Another thing to note is that due to the late release of the SNES, it was actually not as powerful as contemporary devices coming out around that time, and possessed specifications only slightly better than the Mega Drive released years earlier (the Mega Drive's CPU was actually double the power of the SNES's, but it was bottlenecked by the number of cycles; that is, without the Sega CD's processor which was 4X the clockspeed of the SNES). The SNES lifespan was cut short because 32-bit consoles were announced about 2 years after it launched, and released a year later.
It's also false to say the Wii was the first time Nintendo didn't play the clockspeed game. The lateral design philosophy of Gunpei Yokoi was introduced in the 1970s - or rather, a philosophy which states that it's in creative design in other (less pricey for devs and consumers) directions can be compelling too. The Gameboy ran on this philosophy and sold the most hardware of any dedicated gaming console in Nintendo's history before the DS released, another console which also followed this philosophy.
The Wii was simply the result of one of Yokoi's disciples, Genyo Takeda, who applied the lateral hardware design philosophy to their home console market after two colossal failures with the N64 and Gamecube. The same philosophy worked again with the Switch - a cheaper console which uses other mans (other than expensive chipsets) to make it compelling.

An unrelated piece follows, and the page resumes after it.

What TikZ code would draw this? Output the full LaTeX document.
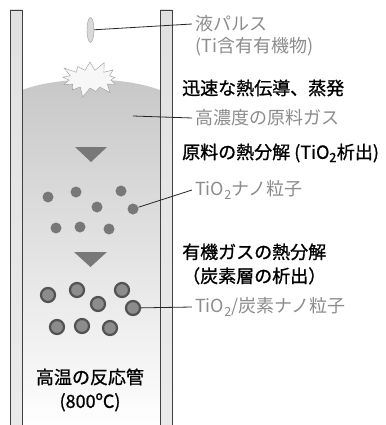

Anyway, to explain Yokoi's philosophy a little further, he believed in using cheap, often older, components to make a more desirable device. The "lateral" part of the equation is designing it with a new sort of approach in mind in order to make it compelling (such as dpad interface, motion control interface, portability, hybridization, and touchscreens). It generally worked out well - his major failure was VR.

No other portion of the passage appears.